Its imports account for 27 percent of the volume of all China's accepting stations established in the same period and 40 percent of the company's.

The first LNG pilot project under the framework of China's energy strategy, the Dapeng station guarantees a clean energy supply in Guangdong Province, contributes to its air protection campaign and promotes energy transformation.

The station supplies LNG for Shenzhen, Dongguan, Guangzhou, Foshan, Huizhou and Hong Kong. The natural gas it brings in satisfies nearly 60 percent of Guangdong Province's needs and 37 percent of Hong Kong's.

Coal can release the same heat, but using natural gas eliminates 224 million tons of carbon dioxide emissions, two million tons of sulfur dioxide emissions and vast quantities of smoke.

The reductions equal the carbon dioxide absorptive capacity of 540 million trees of a year.

CNOOC had initiated a plan to import LNG by the end of 1995 and developed the LNG import pilot project in Guangdong Province through foreign cooperation. The first phase of the project went into operation on June 28, 2006.

For the past 13 years, the company has developed a full natural gas industrial chain in southern Guangdong Province.

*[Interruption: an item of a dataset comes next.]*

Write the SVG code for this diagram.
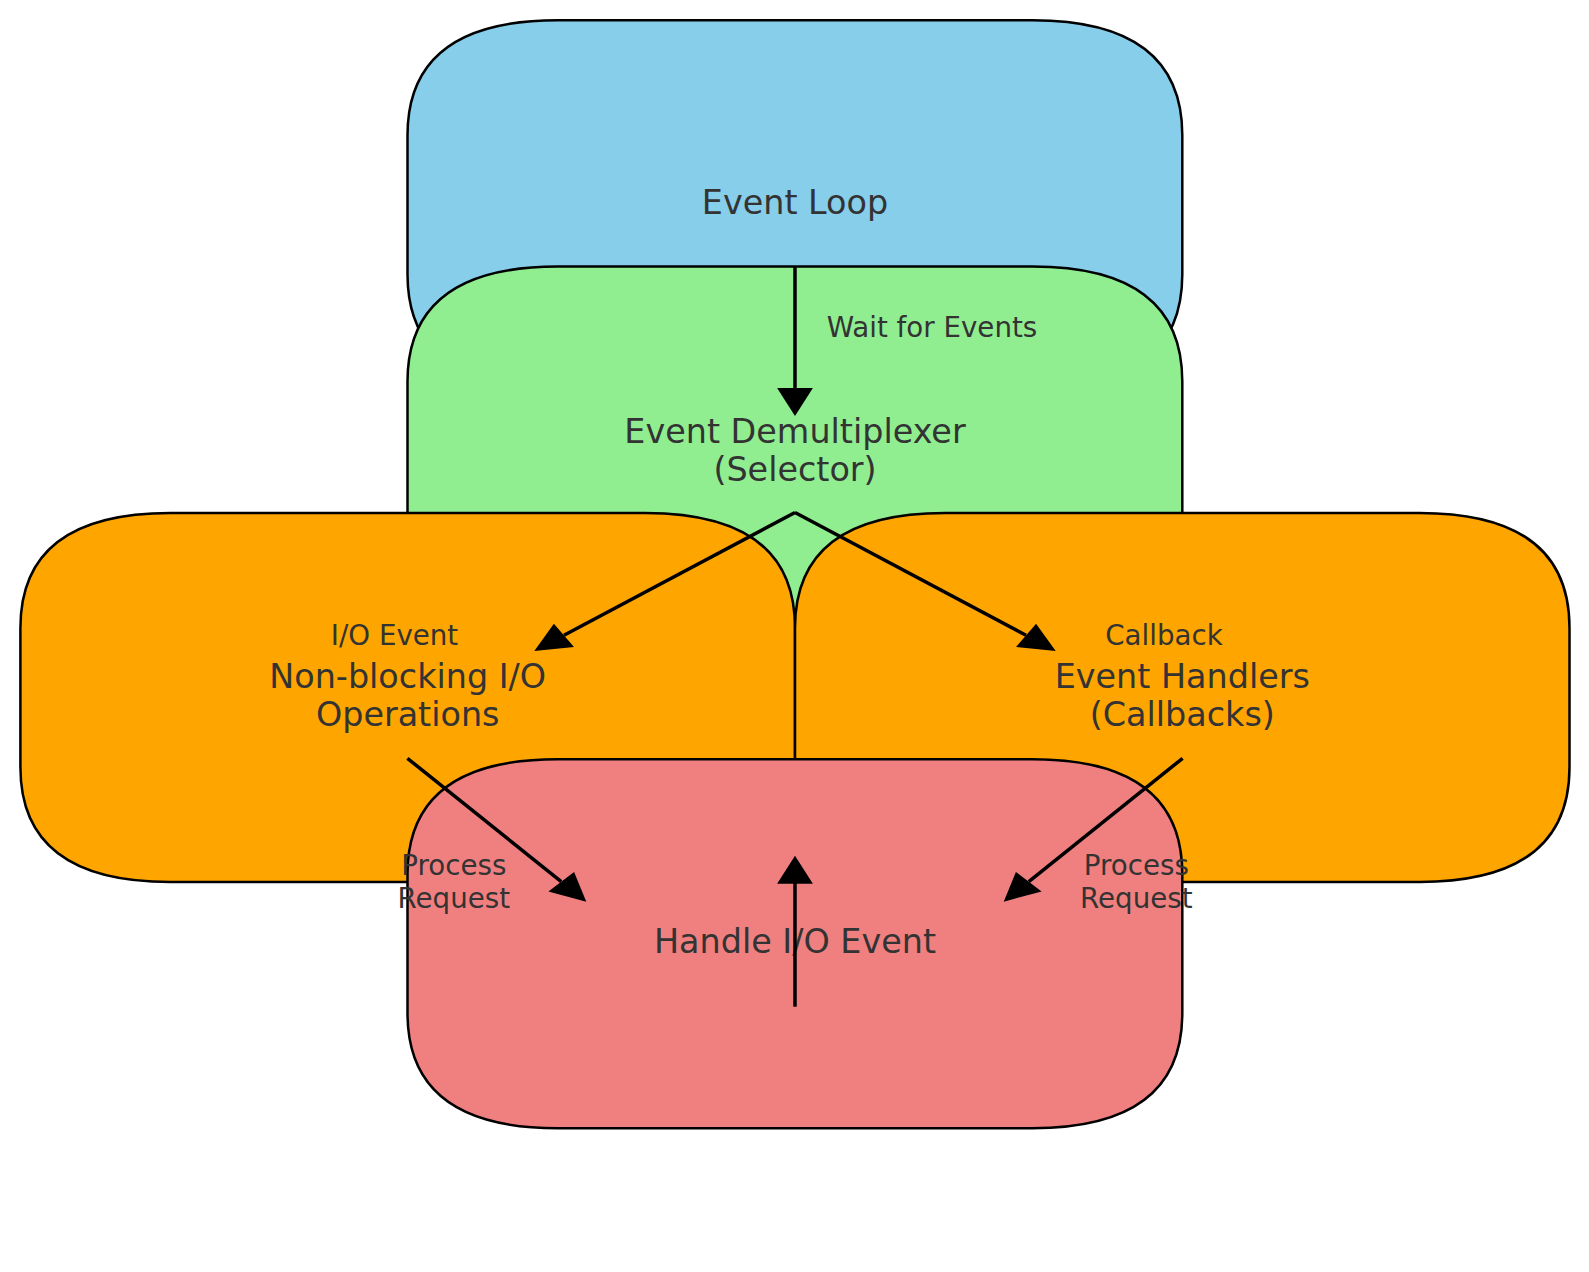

The imported natural gas is transmitted to six cities in the Guangdong-Hong Kong-Macao Greater Bay Area and 14 gas plants for oil refining, chemical engineering, glass manufacturing and the ceramics industry.

The project relieves the shortage of the fuel in those cities, where about 35 percent of the residents are equipped to use natural gas.

It also contributes to optimization of the regional energy structure and the Blue Sky Protection Campaign.

The most developed and active market, the Guangdong-Hong Kong-Macao Greater Bay Area, is a key strategic base in China's offshore oil industry.

By the end of June 2019, CNOOC had built four LNG accepting stations in Guangdong Province where an annual 16.3 million tons of LNG can be unloaded.

A 1,283-kilometer natural gas transmission pipeline and a 323-kilometer urban line have also been constructed and have supplied 118.9 billion cubic meters to the province, making the company the largest natural gas supplier in Guangdong.

The LNG import project in Guangdong is a pilot demonstration and as such promotes the development of China's LNG industry.

Importing LNG has become one of the main strategies for guaranteeing China's energy security.

The 21 LNG accepting stations in operation in China by the end of 2018 had by that point already received nearly 90 million tons of the fuel.